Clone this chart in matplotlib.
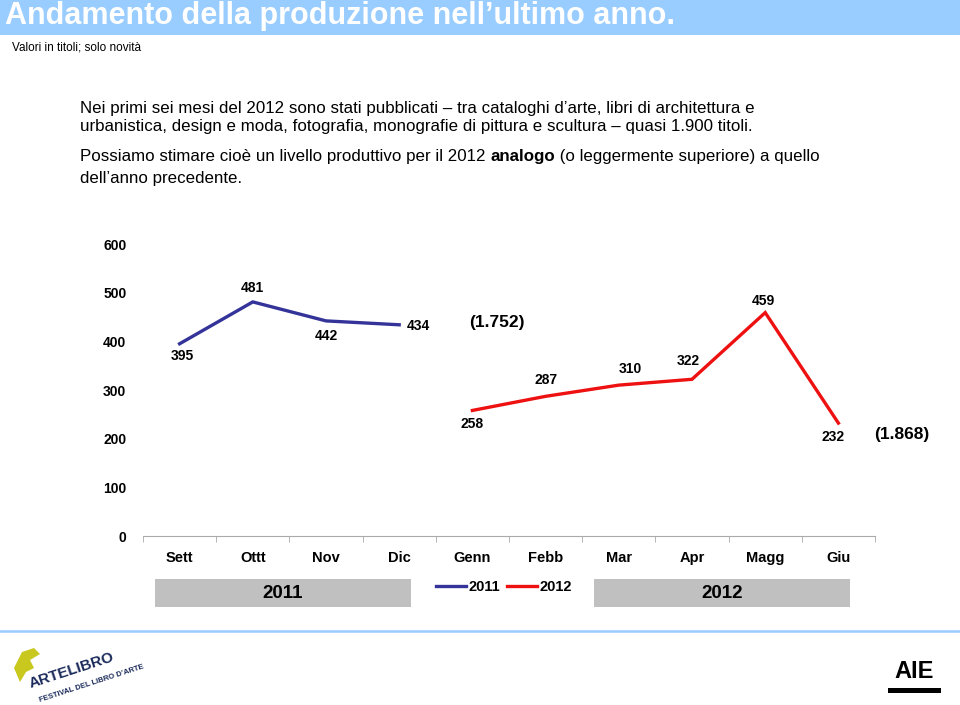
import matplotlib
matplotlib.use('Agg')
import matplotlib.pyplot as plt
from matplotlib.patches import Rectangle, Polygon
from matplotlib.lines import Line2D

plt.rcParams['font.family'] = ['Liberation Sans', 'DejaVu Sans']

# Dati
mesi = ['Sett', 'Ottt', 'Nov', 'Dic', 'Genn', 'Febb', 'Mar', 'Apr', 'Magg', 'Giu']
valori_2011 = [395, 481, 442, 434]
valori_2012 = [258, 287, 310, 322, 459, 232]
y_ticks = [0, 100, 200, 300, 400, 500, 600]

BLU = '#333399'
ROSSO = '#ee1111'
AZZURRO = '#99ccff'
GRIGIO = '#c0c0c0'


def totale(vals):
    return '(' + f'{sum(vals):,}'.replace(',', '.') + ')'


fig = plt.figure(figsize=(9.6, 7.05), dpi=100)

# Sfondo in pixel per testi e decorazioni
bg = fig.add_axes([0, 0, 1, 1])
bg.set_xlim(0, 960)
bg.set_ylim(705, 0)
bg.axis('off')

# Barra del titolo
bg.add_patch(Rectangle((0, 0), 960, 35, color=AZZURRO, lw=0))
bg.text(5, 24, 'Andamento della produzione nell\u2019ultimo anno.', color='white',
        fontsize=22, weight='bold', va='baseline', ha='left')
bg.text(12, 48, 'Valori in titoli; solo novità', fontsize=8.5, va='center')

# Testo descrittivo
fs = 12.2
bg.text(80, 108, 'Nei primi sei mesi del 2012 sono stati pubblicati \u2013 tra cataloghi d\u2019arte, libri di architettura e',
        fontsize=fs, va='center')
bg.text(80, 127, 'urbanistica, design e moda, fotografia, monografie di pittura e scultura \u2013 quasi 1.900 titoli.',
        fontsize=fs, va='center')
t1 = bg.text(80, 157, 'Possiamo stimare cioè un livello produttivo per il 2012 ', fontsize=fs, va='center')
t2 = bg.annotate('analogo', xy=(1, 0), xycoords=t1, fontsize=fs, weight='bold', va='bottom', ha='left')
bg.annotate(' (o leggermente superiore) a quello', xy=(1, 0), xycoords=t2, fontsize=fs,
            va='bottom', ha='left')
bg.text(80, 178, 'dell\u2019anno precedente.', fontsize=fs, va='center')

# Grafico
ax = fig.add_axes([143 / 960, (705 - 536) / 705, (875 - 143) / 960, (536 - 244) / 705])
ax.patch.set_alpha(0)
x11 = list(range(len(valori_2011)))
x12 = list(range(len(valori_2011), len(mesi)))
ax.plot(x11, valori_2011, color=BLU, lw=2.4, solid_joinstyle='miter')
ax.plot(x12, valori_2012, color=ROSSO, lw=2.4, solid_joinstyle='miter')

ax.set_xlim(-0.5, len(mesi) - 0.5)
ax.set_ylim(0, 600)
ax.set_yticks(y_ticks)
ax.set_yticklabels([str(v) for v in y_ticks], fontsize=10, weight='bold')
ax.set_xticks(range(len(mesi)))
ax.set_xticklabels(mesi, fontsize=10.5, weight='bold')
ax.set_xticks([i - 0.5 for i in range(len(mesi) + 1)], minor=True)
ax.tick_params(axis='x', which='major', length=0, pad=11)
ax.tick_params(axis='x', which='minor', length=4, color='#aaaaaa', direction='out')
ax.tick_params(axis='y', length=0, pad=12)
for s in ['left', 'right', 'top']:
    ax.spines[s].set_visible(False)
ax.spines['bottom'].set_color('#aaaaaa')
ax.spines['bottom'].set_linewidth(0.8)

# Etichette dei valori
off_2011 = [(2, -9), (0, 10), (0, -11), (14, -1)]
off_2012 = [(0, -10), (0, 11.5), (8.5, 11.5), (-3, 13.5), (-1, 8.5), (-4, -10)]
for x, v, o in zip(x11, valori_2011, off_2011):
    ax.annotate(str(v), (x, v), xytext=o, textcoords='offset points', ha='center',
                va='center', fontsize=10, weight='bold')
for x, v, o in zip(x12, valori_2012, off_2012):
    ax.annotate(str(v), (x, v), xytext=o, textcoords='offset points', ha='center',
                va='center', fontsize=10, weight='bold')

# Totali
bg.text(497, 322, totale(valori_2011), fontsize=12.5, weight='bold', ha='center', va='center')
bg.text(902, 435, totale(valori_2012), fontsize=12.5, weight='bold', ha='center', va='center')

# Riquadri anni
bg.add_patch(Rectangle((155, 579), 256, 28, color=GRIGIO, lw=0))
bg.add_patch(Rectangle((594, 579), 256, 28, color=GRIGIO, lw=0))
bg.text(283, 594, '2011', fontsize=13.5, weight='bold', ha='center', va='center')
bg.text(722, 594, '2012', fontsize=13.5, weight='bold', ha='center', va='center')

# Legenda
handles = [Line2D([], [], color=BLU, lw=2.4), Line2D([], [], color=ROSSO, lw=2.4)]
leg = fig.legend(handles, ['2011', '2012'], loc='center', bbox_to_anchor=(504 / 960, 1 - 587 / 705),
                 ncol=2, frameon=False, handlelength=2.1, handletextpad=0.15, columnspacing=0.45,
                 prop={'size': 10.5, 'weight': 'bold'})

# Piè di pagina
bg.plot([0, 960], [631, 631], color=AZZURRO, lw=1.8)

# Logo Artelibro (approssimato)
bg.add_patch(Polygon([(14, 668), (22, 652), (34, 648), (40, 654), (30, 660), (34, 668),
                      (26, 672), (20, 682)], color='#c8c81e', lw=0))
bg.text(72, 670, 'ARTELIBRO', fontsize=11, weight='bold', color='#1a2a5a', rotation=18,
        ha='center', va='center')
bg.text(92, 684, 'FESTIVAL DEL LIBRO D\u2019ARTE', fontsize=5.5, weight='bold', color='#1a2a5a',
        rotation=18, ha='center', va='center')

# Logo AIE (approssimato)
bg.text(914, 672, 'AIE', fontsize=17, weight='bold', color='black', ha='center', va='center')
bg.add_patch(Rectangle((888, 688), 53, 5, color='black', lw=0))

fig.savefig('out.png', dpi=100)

What you are asked to do :: Nothing but a number is needed here: how many lines hold the string "matplotlib"?

Complete response :: 6